The Department for Education is developing a “fundamental British values curriculum” aimed at helping teachers train pupils to resist extremism, a minister has said.
In a letter to education professionals, seen by Schools Week, the new academies minister Lord Agnew has set out plans to develop new “resources and guidance” for teachers.
This new “curriculum” will assist school staff in promoting fundamental British values and “building pupils’ resilience to extremist ideologies”, Agnew says.
We would welcome any high-quality resources that can be adapted to a school’s context
This will be done via existing subjects. For example, the chronological teaching of British history can help “foster integration” and history lessons can teach pupils about the evolution of parliamentary democracy and religious tolerance, Agnew says.
Other subjects affected include RE, PSHE and citizenship.
The move follows calls from a senior government official, Dame Louise Casey, for the promotion of British laws, history and values within the core school curriculum.
Casey’s review of community cohesion and extremism, published last year, found that segregation and social exclusion were at “worrying levels” in some parts of Britain. She said more weight should be attached to a British values focus and syllabus in teaching skills and assessing school performance.
In his letter, Agnew invites teachers and other education professionals to join an expert advisory group. The unpaid members of this group will be consulted on the “specification of resources”, and will meet for the first time in early November.
Once developed, the resources will be published on the Educate Against Hate website.
According to Agnew, the DfE has received feedback that some teachers lack the confidence and knowledge needed to promote fundamental British values through the mainstream curriculum.

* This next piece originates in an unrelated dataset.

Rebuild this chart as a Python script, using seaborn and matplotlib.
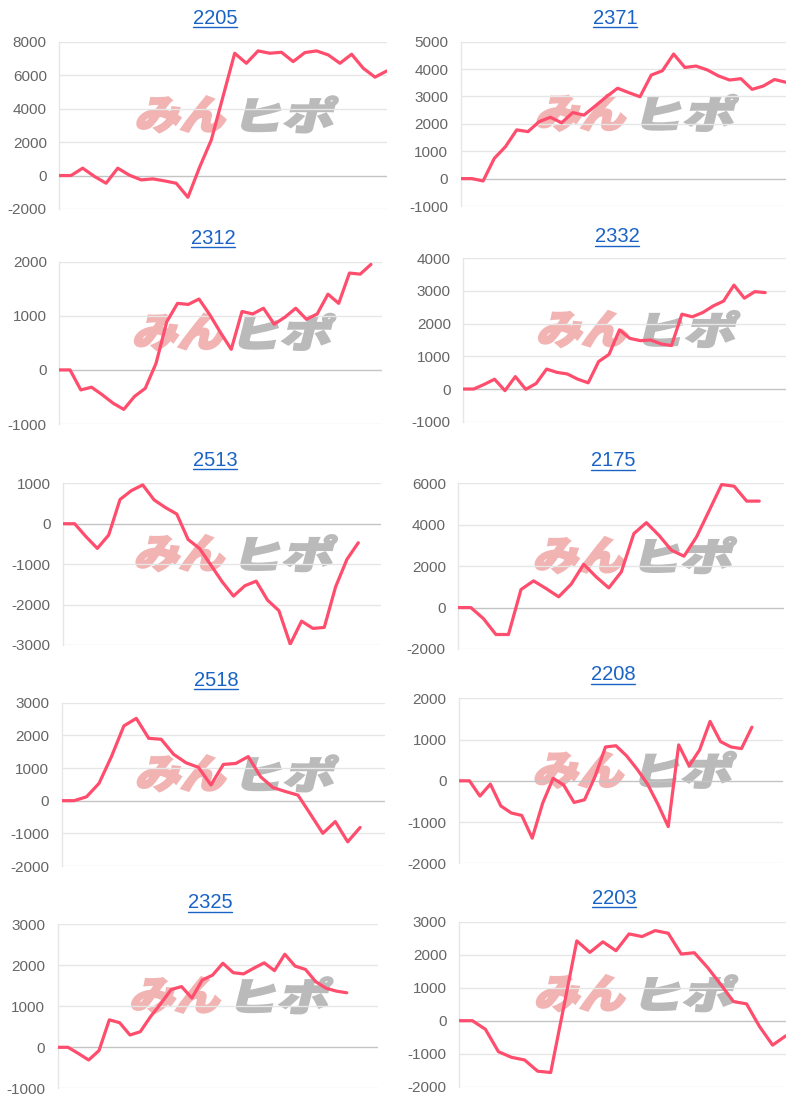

Ofsted inspectors have also found evidence of inconsistent and ineffective approaches to promoting fundamental British values, Agnew says.
The proposals have been cautiously welcomed by the Association of School and College Leaders.

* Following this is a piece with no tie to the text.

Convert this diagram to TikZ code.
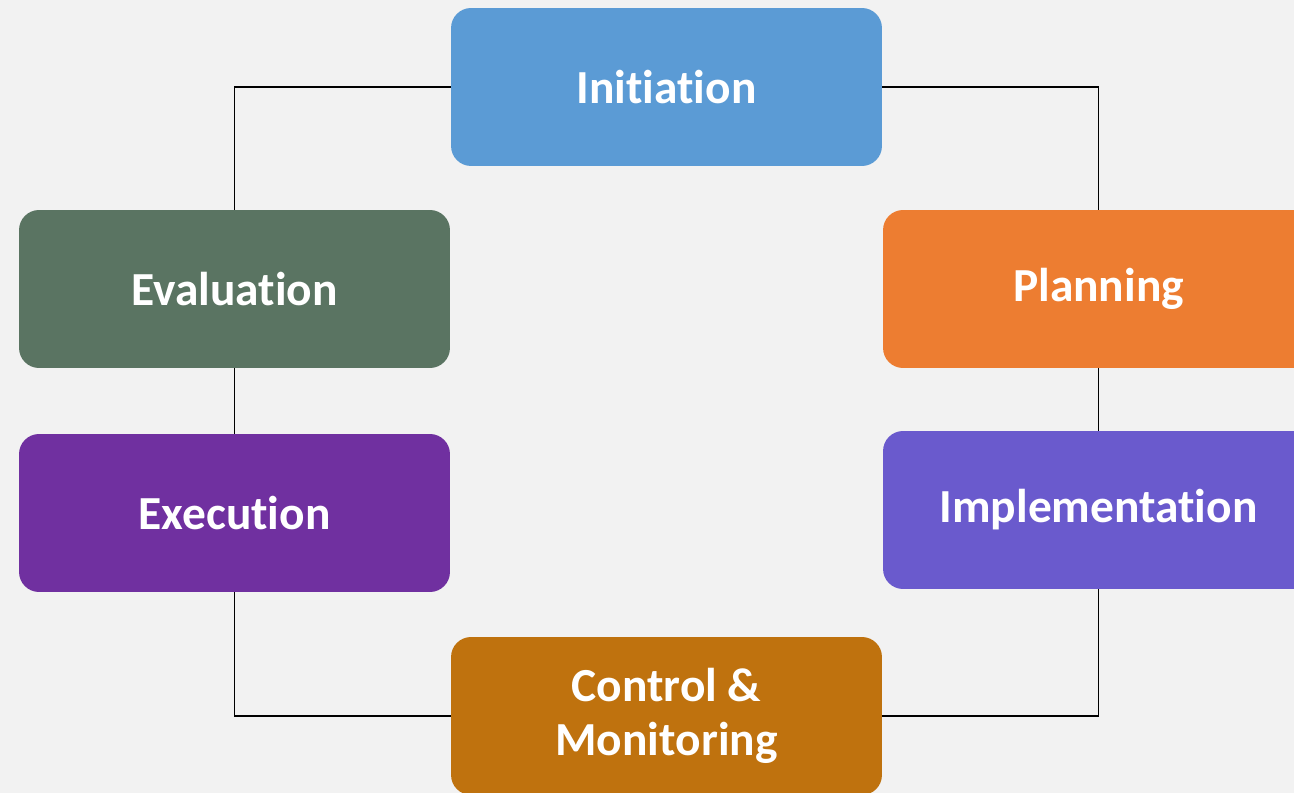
\documentclass[tikz,border=0pt]{standalone}
\usepackage{fontspec}
\setmainfont{Carlito}[Ligatures=NoCommon]
\usetikzlibrary{positioning}
\definecolor{bgGray}{HTML}{F2F2F2}
\definecolor{initBlue}{HTML}{5B9BD5}
\definecolor{planOrange}{HTML}{ED7D31}
\definecolor{evalGreen}{HTML}{5A7462}
\definecolor{execPurple}{HTML}{7030A0}
\definecolor{implViolet}{HTML}{6A5ACD}
\definecolor{ctrlBrown}{HTML}{BF720E}

\begin{document}
\begin{tikzpicture}[
    x=0.02cm, y=-0.02cm,
    phase/.style={rectangle, rounded corners=0.4cm, minimum width=8.62cm,
      minimum height=3.16cm, inner sep=0pt, align=center, text=white,
      font=\bfseries\fontsize{27}{31}\selectfont},
    link/.style={draw=black, line width=0.6pt}
  ]
  \fill[bgGray] (0,0) rectangle (1294,793);
  \useasboundingbox (0,0) rectangle (1294,793);
  \begin{scope}
    \clip (0,0) rectangle (1294,793);
    \node[phase, fill=initBlue] (init) at (666.5,87) {Initiation};
    \node[phase, fill=evalGreen] (eval) at (234.5,289) {Evaluation};
    \node[phase, fill=planOrange] (plan) at (1098.5,289) {Planning};
    \node[phase, fill=execPurple] (exec) at (234.5,513) {Execution};
    \node[phase, fill=implViolet] (impl) at (1098.5,510) {Implementation};
    \node[phase, fill=ctrlBrown] (ctrl) at (666.5,716) {Control \&\\Monitoring};
    % connectors round the cycle
    \draw[link] (init.west) -| (eval.north);
    \draw[link] (init.east) -| (plan.north);
    \draw[link] (eval.south) -- (exec.north);
    \draw[link] (plan.south) -- (impl.north);
    \draw[link] (exec.south) |- (ctrl.west);
    \draw[link] (impl.south) |- (ctrl.east);
  \end{scope}
\end{tikzpicture}
\end{document}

Anna Cole, the union’s parliamentary specialist and an expert on the government’s British values agenda, said the resources would be useful as long as they were adaptable to an individual school’s context and non-statutory.
“We haven’t seen these resources but we welcome any high quality resources that are non-statutory and that can be adapted to context to help schools deliver in this important area.
She said the resources even had the potential to save teachers “time, workload and stress”, and give them confidence to “discuss these very important and difficult issues with children and young people in order to safeguard them and prepare them to thrive in a diverse global society”.